- What to produce -
Print verbatim the opening line of the material and every subsequent line through the one containing "21.25, 21.75]".

- Supplied material -

● ● ●

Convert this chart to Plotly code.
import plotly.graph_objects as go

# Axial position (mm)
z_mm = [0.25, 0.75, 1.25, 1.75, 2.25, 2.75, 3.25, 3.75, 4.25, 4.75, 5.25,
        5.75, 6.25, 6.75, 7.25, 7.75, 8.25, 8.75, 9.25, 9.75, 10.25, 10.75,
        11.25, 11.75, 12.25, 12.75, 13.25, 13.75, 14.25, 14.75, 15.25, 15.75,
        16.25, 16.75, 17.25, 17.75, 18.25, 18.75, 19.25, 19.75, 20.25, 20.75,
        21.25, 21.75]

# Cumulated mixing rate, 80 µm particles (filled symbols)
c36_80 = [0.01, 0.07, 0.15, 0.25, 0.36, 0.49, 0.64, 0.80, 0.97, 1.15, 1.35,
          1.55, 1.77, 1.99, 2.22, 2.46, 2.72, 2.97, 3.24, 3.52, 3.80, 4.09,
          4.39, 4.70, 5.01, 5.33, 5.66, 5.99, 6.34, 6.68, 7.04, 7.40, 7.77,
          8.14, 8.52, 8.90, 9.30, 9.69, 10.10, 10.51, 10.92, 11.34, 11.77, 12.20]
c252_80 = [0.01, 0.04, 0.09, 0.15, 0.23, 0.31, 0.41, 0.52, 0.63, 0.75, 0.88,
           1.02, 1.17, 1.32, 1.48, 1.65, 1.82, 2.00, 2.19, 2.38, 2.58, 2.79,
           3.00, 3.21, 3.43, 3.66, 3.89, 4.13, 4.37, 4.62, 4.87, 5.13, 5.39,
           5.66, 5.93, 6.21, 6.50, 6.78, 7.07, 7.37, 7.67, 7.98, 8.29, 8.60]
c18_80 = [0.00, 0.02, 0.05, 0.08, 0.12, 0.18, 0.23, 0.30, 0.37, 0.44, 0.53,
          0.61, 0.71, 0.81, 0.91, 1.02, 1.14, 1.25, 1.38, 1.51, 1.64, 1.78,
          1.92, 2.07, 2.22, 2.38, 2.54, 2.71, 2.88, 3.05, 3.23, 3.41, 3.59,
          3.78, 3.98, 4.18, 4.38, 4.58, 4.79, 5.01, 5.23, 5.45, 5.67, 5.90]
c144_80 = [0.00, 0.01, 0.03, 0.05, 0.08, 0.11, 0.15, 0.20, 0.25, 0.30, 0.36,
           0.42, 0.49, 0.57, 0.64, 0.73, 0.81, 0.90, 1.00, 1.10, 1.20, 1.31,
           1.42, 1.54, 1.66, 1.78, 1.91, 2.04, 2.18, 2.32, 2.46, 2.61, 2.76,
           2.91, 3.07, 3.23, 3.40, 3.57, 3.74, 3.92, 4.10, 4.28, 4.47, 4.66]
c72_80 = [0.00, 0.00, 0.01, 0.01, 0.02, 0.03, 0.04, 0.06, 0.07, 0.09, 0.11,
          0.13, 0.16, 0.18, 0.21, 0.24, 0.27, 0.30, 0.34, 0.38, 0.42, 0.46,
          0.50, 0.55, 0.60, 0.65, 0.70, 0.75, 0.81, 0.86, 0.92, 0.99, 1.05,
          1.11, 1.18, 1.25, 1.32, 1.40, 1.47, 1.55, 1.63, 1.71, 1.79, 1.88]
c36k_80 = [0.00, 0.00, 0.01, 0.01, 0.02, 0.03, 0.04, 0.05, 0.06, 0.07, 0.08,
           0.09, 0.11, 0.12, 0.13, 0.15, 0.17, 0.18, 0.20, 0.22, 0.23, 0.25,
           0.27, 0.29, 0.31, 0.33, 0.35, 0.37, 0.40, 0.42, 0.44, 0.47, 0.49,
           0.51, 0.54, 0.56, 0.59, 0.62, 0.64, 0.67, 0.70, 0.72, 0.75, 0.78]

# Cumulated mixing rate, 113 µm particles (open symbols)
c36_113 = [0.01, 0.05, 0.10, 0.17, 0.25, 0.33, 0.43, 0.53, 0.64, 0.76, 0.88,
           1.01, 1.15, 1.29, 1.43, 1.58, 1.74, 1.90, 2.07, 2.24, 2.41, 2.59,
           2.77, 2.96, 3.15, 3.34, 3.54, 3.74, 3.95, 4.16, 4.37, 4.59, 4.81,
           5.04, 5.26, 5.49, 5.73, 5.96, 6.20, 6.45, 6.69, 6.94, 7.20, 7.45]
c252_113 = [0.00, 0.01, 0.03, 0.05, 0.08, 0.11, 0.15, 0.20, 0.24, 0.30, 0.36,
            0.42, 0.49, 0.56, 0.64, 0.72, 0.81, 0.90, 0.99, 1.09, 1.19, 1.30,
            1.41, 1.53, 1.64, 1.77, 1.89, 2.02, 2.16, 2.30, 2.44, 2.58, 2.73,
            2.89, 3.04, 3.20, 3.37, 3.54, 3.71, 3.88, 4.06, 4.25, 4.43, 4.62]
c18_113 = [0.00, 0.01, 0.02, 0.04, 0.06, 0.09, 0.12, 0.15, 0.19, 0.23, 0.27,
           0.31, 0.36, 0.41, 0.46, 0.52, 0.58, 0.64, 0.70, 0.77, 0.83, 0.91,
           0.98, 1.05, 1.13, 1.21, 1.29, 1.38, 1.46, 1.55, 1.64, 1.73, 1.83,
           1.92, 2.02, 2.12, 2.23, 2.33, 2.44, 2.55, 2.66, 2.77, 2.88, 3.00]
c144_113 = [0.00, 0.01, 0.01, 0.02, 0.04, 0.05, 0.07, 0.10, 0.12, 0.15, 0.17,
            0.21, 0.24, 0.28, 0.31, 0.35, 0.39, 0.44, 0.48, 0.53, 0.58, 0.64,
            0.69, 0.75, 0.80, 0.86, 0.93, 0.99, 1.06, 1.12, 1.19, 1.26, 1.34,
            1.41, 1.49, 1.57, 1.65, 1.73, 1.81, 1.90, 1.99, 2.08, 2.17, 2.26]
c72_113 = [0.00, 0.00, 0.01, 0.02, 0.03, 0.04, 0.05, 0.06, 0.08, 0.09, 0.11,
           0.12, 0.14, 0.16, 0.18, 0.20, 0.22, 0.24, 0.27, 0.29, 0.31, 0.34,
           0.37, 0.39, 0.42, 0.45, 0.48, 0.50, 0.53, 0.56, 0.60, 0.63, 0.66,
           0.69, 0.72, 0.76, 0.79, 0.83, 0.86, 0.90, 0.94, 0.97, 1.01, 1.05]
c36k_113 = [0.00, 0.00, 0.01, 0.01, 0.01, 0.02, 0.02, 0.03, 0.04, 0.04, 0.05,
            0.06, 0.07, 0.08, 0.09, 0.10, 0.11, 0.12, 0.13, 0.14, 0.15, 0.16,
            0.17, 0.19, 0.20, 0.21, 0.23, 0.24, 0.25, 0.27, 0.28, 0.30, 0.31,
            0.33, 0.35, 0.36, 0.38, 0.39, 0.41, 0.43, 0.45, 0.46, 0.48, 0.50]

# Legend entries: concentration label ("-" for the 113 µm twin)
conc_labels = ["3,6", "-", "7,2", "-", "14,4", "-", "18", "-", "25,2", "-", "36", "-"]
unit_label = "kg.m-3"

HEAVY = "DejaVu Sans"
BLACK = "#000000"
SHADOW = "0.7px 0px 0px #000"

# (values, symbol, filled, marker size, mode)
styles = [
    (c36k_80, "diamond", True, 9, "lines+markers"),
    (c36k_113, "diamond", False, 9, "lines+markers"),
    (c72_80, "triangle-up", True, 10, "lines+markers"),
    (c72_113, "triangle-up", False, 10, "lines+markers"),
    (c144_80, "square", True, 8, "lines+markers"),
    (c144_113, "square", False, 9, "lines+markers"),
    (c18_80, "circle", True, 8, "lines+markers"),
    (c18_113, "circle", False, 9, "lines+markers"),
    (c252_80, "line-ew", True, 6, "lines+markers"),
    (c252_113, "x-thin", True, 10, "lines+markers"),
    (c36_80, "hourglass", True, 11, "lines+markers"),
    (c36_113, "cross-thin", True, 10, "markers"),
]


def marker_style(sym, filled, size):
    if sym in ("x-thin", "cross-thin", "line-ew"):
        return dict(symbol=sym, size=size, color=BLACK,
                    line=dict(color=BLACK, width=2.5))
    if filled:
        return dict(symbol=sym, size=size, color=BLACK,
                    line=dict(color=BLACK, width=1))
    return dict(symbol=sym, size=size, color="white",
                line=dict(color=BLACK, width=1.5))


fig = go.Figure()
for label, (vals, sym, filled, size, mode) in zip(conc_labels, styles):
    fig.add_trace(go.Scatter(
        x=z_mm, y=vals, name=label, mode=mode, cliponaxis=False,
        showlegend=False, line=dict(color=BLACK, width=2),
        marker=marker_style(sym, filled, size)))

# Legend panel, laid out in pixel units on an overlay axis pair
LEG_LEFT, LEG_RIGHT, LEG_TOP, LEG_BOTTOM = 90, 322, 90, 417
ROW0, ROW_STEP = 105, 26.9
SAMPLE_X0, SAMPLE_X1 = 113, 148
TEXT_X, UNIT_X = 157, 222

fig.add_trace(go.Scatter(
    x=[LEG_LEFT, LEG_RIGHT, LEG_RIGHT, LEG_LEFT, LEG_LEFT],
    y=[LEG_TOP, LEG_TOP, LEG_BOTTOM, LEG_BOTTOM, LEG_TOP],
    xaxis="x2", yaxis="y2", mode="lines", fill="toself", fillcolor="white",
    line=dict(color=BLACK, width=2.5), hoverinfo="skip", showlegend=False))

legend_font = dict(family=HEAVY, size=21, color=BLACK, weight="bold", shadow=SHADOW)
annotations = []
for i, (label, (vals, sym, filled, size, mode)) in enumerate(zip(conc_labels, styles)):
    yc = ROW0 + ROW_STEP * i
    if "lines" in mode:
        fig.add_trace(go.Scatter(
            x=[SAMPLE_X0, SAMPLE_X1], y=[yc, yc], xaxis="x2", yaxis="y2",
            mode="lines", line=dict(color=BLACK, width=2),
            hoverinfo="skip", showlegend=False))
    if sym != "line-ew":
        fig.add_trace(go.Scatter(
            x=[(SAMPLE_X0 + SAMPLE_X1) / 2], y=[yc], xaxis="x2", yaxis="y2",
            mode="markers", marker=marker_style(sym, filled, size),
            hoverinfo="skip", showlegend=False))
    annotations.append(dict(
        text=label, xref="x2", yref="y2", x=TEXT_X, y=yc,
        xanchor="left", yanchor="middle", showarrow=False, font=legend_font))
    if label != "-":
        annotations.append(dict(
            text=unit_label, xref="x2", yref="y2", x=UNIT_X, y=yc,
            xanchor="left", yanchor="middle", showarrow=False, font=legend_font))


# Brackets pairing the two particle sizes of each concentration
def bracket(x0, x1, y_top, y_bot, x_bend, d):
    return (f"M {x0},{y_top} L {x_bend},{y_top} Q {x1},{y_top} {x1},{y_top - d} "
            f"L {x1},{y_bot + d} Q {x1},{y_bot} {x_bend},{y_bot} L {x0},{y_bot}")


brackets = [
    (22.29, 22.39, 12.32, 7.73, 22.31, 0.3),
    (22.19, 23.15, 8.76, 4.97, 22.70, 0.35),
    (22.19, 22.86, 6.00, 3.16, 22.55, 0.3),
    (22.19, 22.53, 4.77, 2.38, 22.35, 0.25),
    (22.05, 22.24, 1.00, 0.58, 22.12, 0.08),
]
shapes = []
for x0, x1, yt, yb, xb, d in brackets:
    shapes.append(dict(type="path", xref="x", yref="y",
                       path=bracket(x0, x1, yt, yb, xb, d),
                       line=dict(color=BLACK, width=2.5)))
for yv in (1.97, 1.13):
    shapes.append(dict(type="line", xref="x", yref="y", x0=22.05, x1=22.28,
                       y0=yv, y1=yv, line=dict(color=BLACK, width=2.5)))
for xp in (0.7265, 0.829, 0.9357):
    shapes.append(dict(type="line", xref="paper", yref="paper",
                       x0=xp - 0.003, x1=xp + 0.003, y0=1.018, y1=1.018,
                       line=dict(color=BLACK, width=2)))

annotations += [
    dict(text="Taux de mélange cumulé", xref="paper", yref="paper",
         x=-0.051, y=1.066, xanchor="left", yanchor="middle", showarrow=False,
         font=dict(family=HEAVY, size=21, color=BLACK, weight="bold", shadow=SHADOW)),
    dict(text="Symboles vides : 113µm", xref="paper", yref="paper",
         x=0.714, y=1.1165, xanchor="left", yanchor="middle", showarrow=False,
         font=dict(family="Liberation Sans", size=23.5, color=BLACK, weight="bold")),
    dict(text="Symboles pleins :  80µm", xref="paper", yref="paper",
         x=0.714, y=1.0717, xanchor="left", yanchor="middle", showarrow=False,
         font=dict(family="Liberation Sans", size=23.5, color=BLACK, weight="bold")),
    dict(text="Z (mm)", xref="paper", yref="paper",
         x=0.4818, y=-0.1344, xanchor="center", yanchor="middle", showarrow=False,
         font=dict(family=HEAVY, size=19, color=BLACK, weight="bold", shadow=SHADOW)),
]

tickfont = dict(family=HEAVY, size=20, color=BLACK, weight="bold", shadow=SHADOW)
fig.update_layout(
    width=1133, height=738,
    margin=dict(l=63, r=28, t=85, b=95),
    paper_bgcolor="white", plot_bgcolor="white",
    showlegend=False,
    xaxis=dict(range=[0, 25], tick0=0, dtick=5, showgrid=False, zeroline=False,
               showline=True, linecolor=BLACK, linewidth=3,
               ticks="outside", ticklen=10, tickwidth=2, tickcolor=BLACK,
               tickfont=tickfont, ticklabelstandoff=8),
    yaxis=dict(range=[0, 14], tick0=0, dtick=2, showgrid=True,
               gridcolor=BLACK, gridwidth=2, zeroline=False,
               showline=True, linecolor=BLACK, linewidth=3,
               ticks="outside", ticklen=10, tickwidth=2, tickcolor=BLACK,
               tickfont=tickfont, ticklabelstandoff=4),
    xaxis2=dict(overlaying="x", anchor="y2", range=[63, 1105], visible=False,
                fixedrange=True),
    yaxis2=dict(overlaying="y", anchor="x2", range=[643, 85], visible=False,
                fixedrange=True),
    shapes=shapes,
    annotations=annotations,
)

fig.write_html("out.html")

● ● ●

- Completed task -
Convert this chart to Plotly code.
import plotly.graph_objects as go

# Axial position (mm)
z_mm = [0.25, 0.75, 1.25, 1.75, 2.25, 2.75, 3.25, 3.75, 4.25, 4.75, 5.25,
        5.75, 6.25, 6.75, 7.25, 7.75, 8.25, 8.75, 9.25, 9.75, 10.25, 10.75,
        11.25, 11.75, 12.25, 12.75, 13.25, 13.75, 14.25, 14.75, 15.25, 15.75,
        16.25, 16.75, 17.25, 17.75, 18.25, 18.75, 19.25, 19.75, 20.25, 20.75,
        21.25, 21.75]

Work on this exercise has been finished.